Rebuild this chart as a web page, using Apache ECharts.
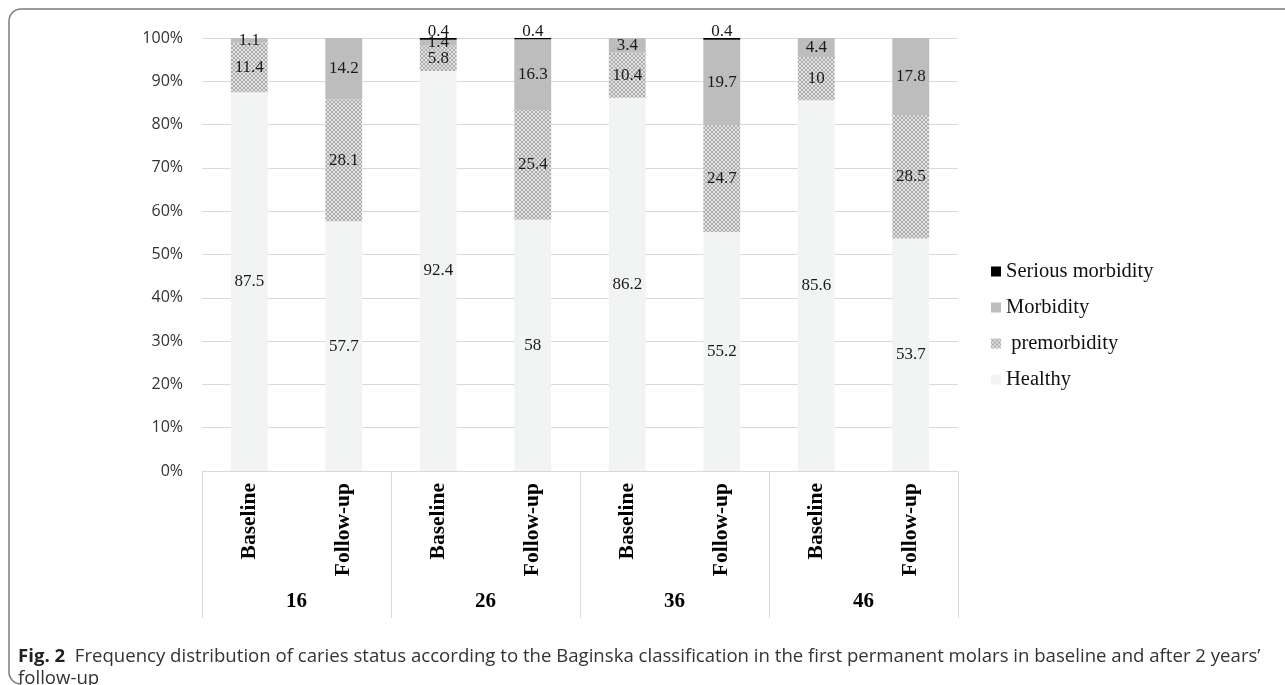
<!DOCTYPE html>
<html>
<head>
<meta charset="utf-8">
<script src="https://cdn.jsdelivr.net/npm/echarts@6/dist/echarts.min.js"></script>
<style>
  html, body { margin: 0; padding: 0; background: #ffffff; }
  #chart { width: 1285px; height: 685px; }
</style>
</head>
<body>
<div id="chart"></div>
<script>
// Molar groups and examination points
const teeth = ['16', '26', '36', '46'];
const visits = ['Baseline', 'Follow-up', 'Baseline', 'Follow-up', 'Baseline', 'Follow-up', 'Baseline', 'Follow-up'];

// Percentages per bar (16 B, 16 F, 26 B, 26 F, 36 B, 36 F, 46 B, 46 F)
const healthy      = [87.5, 57.7, 92.4, 58, 86.2, 55.2, 85.6, 53.7];
const premorbidity = [11.4, 28.1, 5.8, 25.4, 10.4, 24.7, 10, 28.5];
const morbidity    = [1.1, 14.2, 1.4, 16.3, 3.4, 19.7, 4.4, 17.8];
const serious      = [0, 0, 0.4, 0.4, 0, 0.4, 0, 0];

const yTicks = [0, 10, 20, 30, 40, 50, 60, 70, 80, 90, 100];

// Diagonal crosshatch fill used for the premorbidity segments
function hatchPattern() {
  const c = document.createElement('canvas');
  c.width = 4; c.height = 4;
  const ctx = c.getContext('2d');
  ctx.fillStyle = '#e2e2e2';
  ctx.fillRect(0, 0, 4, 4);
  ctx.fillStyle = '#acacac';
  for (let x = 0; x < 4; x++) {
    for (let y = 0; y < 4; y++) {
      if (x === y || x + y === 3) ctx.fillRect(x, y, 1, 1);
    }
  }
  return c;
}

const serif = '"Liberation Serif", "DejaVu Serif", serif';
const sans = '"Open Sans", "Noto Sans", sans-serif';
const labelStyle = {
  show: true,
  position: 'inside',
  fontFamily: serif,
  fontSize: 17,
  color: '#1a1a1a',
  formatter: p => (p.value ? String(p.value) : '')
};

const frameStroke = { stroke: '#7a7a7a', lineWidth: 1.5, fill: null };

const chart = echarts.init(document.getElementById('chart'), null, { renderer: 'canvas' });

chart.setOption({
  backgroundColor: '#ffffff',
  animation: false,
  grid: { left: 202, right: 327, top: 38, bottom: 214, containLabel: false },
  legend: {
    orient: 'vertical',
    left: 986,
    top: 256,
    itemWidth: 10,
    itemHeight: 10,
    itemGap: 15,
    icon: 'rect',
    textStyle: { fontFamily: serif, fontSize: 20.5, color: '#111' },
    data: ['Serious morbidity', 'Morbidity', ' premorbidity', 'Healthy']
  },
  xAxis: [
    {
      type: 'category',
      data: visits,
      axisLine: { show: false },
      axisTick: { show: false },
      axisLabel: {
        rotate: 90,
        margin: 12,
        interval: 0,
        fontFamily: serif,
        fontWeight: 'bold',
        fontSize: 21.5,
        color: '#000'
      }
    },
    {
      type: 'category',
      data: teeth,
      position: 'bottom',
      axisLine: { show: true, lineStyle: { color: '#d9d9d9', width: 1 } },
      axisTick: { show: true, length: 147, interval: 0, lineStyle: { color: '#d9d9d9', width: 1 } },
      axisLabel: {
        margin: 120,
        interval: 0,
        fontFamily: serif,
        fontWeight: 'bold',
        fontSize: 21,
        color: '#000'
      }
    }
  ],
  yAxis: {
    type: 'value',
    min: yTicks[0],
    max: yTicks[yTicks.length - 1],
    interval: 10,
    axisLine: { show: false },
    axisTick: { show: false },
    splitLine: { lineStyle: { color: '#d9d9d9', width: 1 } },
    axisLabel: {
      margin: 19,
      fontFamily: sans,
      fontSize: 16,
      color: '#333',
      formatter: '{value}%'
    }
  },
  series: [
    {
      name: 'Healthy', type: 'bar', stack: 'all', xAxisIndex: 0, barWidth: '39%',
      data: healthy, itemStyle: { color: '#f2f4f4' }, label: labelStyle
    },
    {
      name: ' premorbidity', type: 'bar', stack: 'all', xAxisIndex: 0,
      data: premorbidity, itemStyle: { color: { image: hatchPattern(), repeat: 'repeat' } }, label: labelStyle
    },
    {
      name: 'Morbidity', type: 'bar', stack: 'all', xAxisIndex: 0,
      data: morbidity, itemStyle: { color: '#bdbdbd' }, label: labelStyle
    },
    {
      name: 'Serious morbidity', type: 'bar', stack: 'all', xAxisIndex: 0,
      data: serious, itemStyle: { color: '#000000' },
      label: Object.assign({}, labelStyle, { position: 'top', distance: -2 })
    }
  ],
  graphic: [
    // Figure frame: top and left edges with rounded corners
    { type: 'line', shape: { x1: 21, y1: 9, x2: 1285, y2: 9 }, style: frameStroke },
    { type: 'line', shape: { x1: 9, y1: 21, x2: 9, y2: 672 }, style: frameStroke },
    { type: 'arc', shape: { cx: 21, cy: 21, r: 12, startAngle: Math.PI, endAngle: Math.PI * 1.5 }, style: frameStroke },
    { type: 'arc', shape: { cx: 21, cy: 672, r: 12, startAngle: Math.PI * 0.5, endAngle: Math.PI }, style: frameStroke },
    {
      type: 'text',
      left: 18, top: 647,
      style: {
        text: '{b|Fig. 2}  Frequency distribution of caries status according to the Baginska classification in the first permanent molars in baseline and after 2 years\u2019',
        rich: {
          b: { fontFamily: sans, fontWeight: 'bold', fontSize: 18.6, fill: '#222' }
        },
        fontFamily: sans,
        fontSize: 18.6,
        fill: '#333'
      }
    },
    {
      type: 'text',
      left: 18, top: 669,
      style: { text: 'follow-up', fontFamily: sans, fontSize: 18.6, fill: '#333' }
    }
  ]
});
</script>
</body>
</html>
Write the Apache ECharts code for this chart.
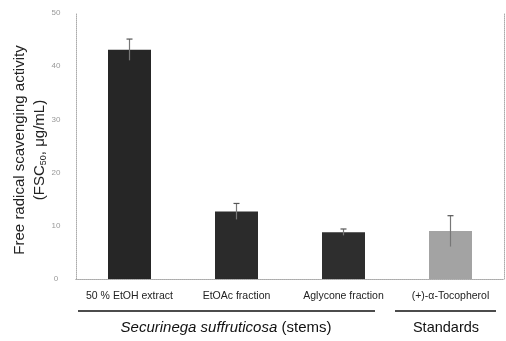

> What is being asked: Starting at the top of the listing above, reproduce each line up to and including the one with "80, 90, 100];"; omit the pictures.

> Output below:
Rebuild this chart as a web page, using Apache ECharts.
<!DOCTYPE html>
<html>
<head>
<meta charset="utf-8">
<script src="https://cdn.jsdelivr.net/npm/echarts@6/dist/echarts.min.js"></script>
<style>
  html, body { margin: 0; padding: 0; background: #ffffff; }
  #chart { width: 1285px; height: 685px; }
</style>
</head>
<body>
<div id="chart"></div>
<script>
// Molar groups and examination points
const teeth = ['16', '26', '36', '46'];
const visits = ['Baseline', 'Follow-up', 'Baseline', 'Follow-up', 'Baseline', 'Follow-up', 'Baseline', 'Follow-up'];

// Percentages per bar (16 B, 16 F, 26 B, 26 F, 36 B, 36 F, 46 B, 46 F)
const healthy      = [87.5, 57.7, 92.4, 58, 86.2, 55.2, 85.6, 53.7];
const premorbidity = [11.4, 28.1, 5.8, 25.4, 10.4, 24.7, 10, 28.5];
const morbidity    = [1.1, 14.2, 1.4, 16.3, 3.4, 19.7, 4.4, 17.8];
const serious      = [0, 0, 0.4, 0.4, 0, 0.4, 0, 0];

const yTicks = [0, 10, 20, 30, 40, 50, 60, 70, 80, 90, 100];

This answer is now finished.